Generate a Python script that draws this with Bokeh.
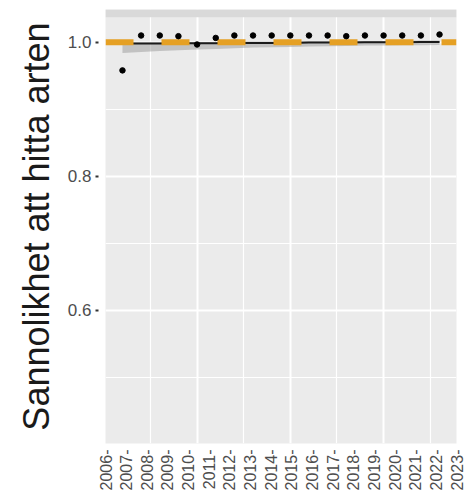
import numpy as np
from bokeh.plotting import figure
from bokeh.models import (Range1d, LinearAxis, FixedTicker, Span, BoxAnnotation,
                          ColumnDataSource, PrintfTickFormatter)
from bokeh.embed import file_html
from bokeh.resources import INLINE

# yearly estimates of the probability of finding the species
years = list(range(2006, 2024))
probability = [0.958, 1.010, 1.010, 1.009, 0.9966, 1.0064, 1.010, 1.010, 1.010,
               1.010, 1.010, 1.010, 1.009, 1.010, 1.010, 1.010, 1.010, 1.0115]

# fitted trend with its confidence band
trend = [0.998, 0.998, 0.998, 0.9985, 0.9985, 0.9985, 0.999, 0.999, 0.999,
         0.999, 0.9995, 0.9995, 0.9995, 1.000, 1.000, 1.000, 1.0005, 1.0005]
trend_lower = [0.984, 0.9855, 0.987, 0.988, 0.989, 0.990, 0.991, 0.992, 0.9925,
               0.993, 0.9935, 0.994, 0.9945, 0.995, 0.995, 0.9955, 0.9955, 0.996]
trend_upper = [1.000, 1.000, 1.000, 1.0005, 1.0005, 1.0005, 1.001, 1.001, 1.001,
               1.001, 1.0015, 1.0015, 1.0015, 1.002, 1.002, 1.002, 1.0025, 1.0025]

reference_level = 1.0

year_labels = {y: f"{y}-" for y in years}
y_ticks = [0.6, 0.8, 1.0]
y_minor = [0.5, 0.7, 0.9]
x_major = [2010, 2015, 2020]
x_minor = [2007.5, 2012.5, 2017.5, 2022.5]

PANEL = "#EBEBEB"
STRIP = "#D9D9D9"
ORANGE = "#E5A024"
FONT = "Liberation Sans"

src = ColumnDataSource(dict(year=years, p=probability, fit=trend,
                            lo=trend_lower, hi=trend_upper))

p = figure(frame_width=351, frame_height=434,
           x_range=Range1d(2005.09, 2023.91), y_range=Range1d(0.4015, 1.0488),
           output_backend="svg", toolbar_location=None,
           min_border_left=105, min_border_right=9, min_border_top=9,
           min_border_bottom=57)
p.outline_line_color = None
p.background_fill_color = PANEL
p.border_fill_color = "white"

# grid
p.xgrid.ticker = FixedTicker(ticks=x_major, minor_ticks=x_minor)
p.ygrid.ticker = FixedTicker(ticks=y_ticks, minor_ticks=y_minor)
for g in (p.xgrid, p.ygrid):
    g.grid_line_color = "white"
    g.grid_line_width = 2
    g.minor_grid_line_color = "white"
    g.minor_grid_line_width = 1.2

# primary x axis is not shown; year labels come from their own axis
p.xaxis.visible = False

p.extra_x_ranges = {"labels": Range1d(years[0], years[-1])}
lab_axis = LinearAxis(x_range_name="labels",
                      ticker=FixedTicker(ticks=years),
                      major_label_overrides=year_labels,
                      major_label_orientation=np.pi / 2)
lab_axis.axis_line_color = None
lab_axis.major_tick_line_color = None
lab_axis.minor_tick_line_color = None
lab_axis.major_tick_out = 0
lab_axis.major_tick_in = 0
lab_axis.major_label_standoff = 6
lab_axis.major_label_text_font = FONT
lab_axis.major_label_text_font_size = "16px"
lab_axis.major_label_text_color = "#4D4D4D"
p.add_layout(lab_axis, "below")

# y axis
ya = p.yaxis[0]
ya.ticker = FixedTicker(ticks=y_ticks, minor_ticks=y_minor)
ya.formatter = PrintfTickFormatter(format="%.1f")
ya.axis_line_color = None
ya.minor_tick_line_color = None
ya.major_tick_line_color = "#333333"
ya.major_tick_line_width = 2
ya.major_tick_in = -7
ya.major_tick_out = 10
ya.major_label_standoff = 4
ya.major_label_text_font = FONT
ya.major_label_text_font_size = "17px"
ya.major_label_text_color = "#4D4D4D"
ya.axis_label = "Sannolikhet att hitta arten"
ya.axis_label_text_font = FONT
ya.axis_label_text_font_size = "36px"
ya.axis_label_text_font_style = "normal"
ya.axis_label_text_color = "#1A1A1A"
ya.axis_label_standoff = 8

# confidence band and trend line
p.varea(x="year", y1="lo", y2="hi", source=src, fill_color="#999999",
        fill_alpha=0.5)
p.line(x="year", y="fit", source=src, line_color="#1A1A1A", line_width=2)

# reference level
p.add_layout(Span(location=reference_level, dimension="width",
                  line_color=ORANGE, line_width=6, line_dash="28 28"))

# yearly points
p.scatter(x="year", y="p", source=src, size=5.5, color="black", level="overlay")

# empty facet strip along the top of the panel
p.add_layout(BoxAnnotation(bottom=1.0373, fill_color=STRIP, fill_alpha=1,
                           line_color=None))

open("out.html", "w").write(file_html(p, INLINE))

■ Job
Write the material out again exactly as it appears, dropping the pictures.

■ Full response
Generate a Python script that draws this with Bokeh.
import numpy as np
from bokeh.plotting import figure
from bokeh.models import (Range1d, LinearAxis, FixedTicker, Span, BoxAnnotation,
                          ColumnDataSource, PrintfTickFormatter)
from bokeh.embed import file_html
from bokeh.resources import INLINE

# yearly estimates of the probability of finding the species
years = list(range(2006, 2024))
probability = [0.958, 1.010, 1.010, 1.009, 0.9966, 1.0064, 1.010, 1.010, 1.010,
               1.010, 1.010, 1.010, 1.009, 1.010, 1.010, 1.010, 1.010, 1.0115]

# fitted trend with its confidence band
trend = [0.998, 0.998, 0.998, 0.9985, 0.9985, 0.9985, 0.999, 0.999, 0.999,
         0.999, 0.9995, 0.9995, 0.9995, 1.000, 1.000, 1.000, 1.0005, 1.0005]
trend_lower = [0.984, 0.9855, 0.987, 0.988, 0.989, 0.990, 0.991, 0.992, 0.9925,
               0.993, 0.9935, 0.994, 0.9945, 0.995, 0.995, 0.9955, 0.9955, 0.996]
trend_upper = [1.000, 1.000, 1.000, 1.0005, 1.0005, 1.0005, 1.001, 1.001, 1.001,
               1.001, 1.0015, 1.0015, 1.0015, 1.002, 1.002, 1.002, 1.0025, 1.0025]

reference_level = 1.0

year_labels = {y: f"{y}-" for y in years}
y_ticks = [0.6, 0.8, 1.0]
y_minor = [0.5, 0.7, 0.9]
x_major = [2010, 2015, 2020]
x_minor = [2007.5, 2012.5, 2017.5, 2022.5]

PANEL = "#EBEBEB"
STRIP = "#D9D9D9"
ORANGE = "#E5A024"
FONT = "Liberation Sans"

src = ColumnDataSource(dict(year=years, p=probability, fit=trend,
                            lo=trend_lower, hi=trend_upper))

p = figure(frame_width=351, frame_height=434,
           x_range=Range1d(2005.09, 2023.91), y_range=Range1d(0.4015, 1.0488),
           output_backend="svg", toolbar_location=None,
           min_border_left=105, min_border_right=9, min_border_top=9,
           min_border_bottom=57)
p.outline_line_color = None
p.background_fill_color = PANEL
p.border_fill_color = "white"

# grid
p.xgrid.ticker = FixedTicker(ticks=x_major, minor_ticks=x_minor)
p.ygrid.ticker = FixedTicker(ticks=y_ticks, minor_ticks=y_minor)
for g in (p.xgrid, p.ygrid):
    g.grid_line_color = "white"
    g.grid_line_width = 2
    g.minor_grid_line_color = "white"
    g.minor_grid_line_width = 1.2

# primary x axis is not shown; year labels come from their own axis
p.xaxis.visible = False

p.extra_x_ranges = {"labels": Range1d(years[0], years[-1])}
lab_axis = LinearAxis(x_range_name="labels",
                      ticker=FixedTicker(ticks=years),
                      major_label_overrides=year_labels,
                      major_label_orientation=np.pi / 2)
lab_axis.axis_line_color = None
lab_axis.major_tick_line_color = None
lab_axis.minor_tick_line_color = None
lab_axis.major_tick_out = 0
lab_axis.major_tick_in = 0
lab_axis.major_label_standoff = 6
lab_axis.major_label_text_font = FONT
lab_axis.major_label_text_font_size = "16px"
lab_axis.major_label_text_color = "#4D4D4D"
p.add_layout(lab_axis, "below")

# y axis
ya = p.yaxis[0]
ya.ticker = FixedTicker(ticks=y_ticks, minor_ticks=y_minor)
ya.formatter = PrintfTickFormatter(format="%.1f")
ya.axis_line_color = None
ya.minor_tick_line_color = None
ya.major_tick_line_color = "#333333"
ya.major_tick_line_width = 2
ya.major_tick_in = -7
ya.major_tick_out = 10
ya.major_label_standoff = 4
ya.major_label_text_font = FONT
ya.major_label_text_font_size = "17px"
ya.major_label_text_color = "#4D4D4D"
ya.axis_label = "Sannolikhet att hitta arten"
ya.axis_label_text_font = FONT
ya.axis_label_text_font_size = "36px"
ya.axis_label_text_font_style = "normal"
ya.axis_label_text_color = "#1A1A1A"
ya.axis_label_standoff = 8

# confidence band and trend line
p.varea(x="year", y1="lo", y2="hi", source=src, fill_color="#999999",
        fill_alpha=0.5)
p.line(x="year", y="fit", source=src, line_color="#1A1A1A", line_width=2)

# reference level
p.add_layout(Span(location=reference_level, dimension="width",
                  line_color=ORANGE, line_width=6, line_dash="28 28"))

# yearly points
p.scatter(x="year", y="p", source=src, size=5.5, color="black", level="overlay")

# empty facet strip along the top of the panel
p.add_layout(BoxAnnotation(bottom=1.0373, fill_color=STRIP, fill_alpha=1,
                           line_color=None))

open("out.html", "w").write(file_html(p, INLINE))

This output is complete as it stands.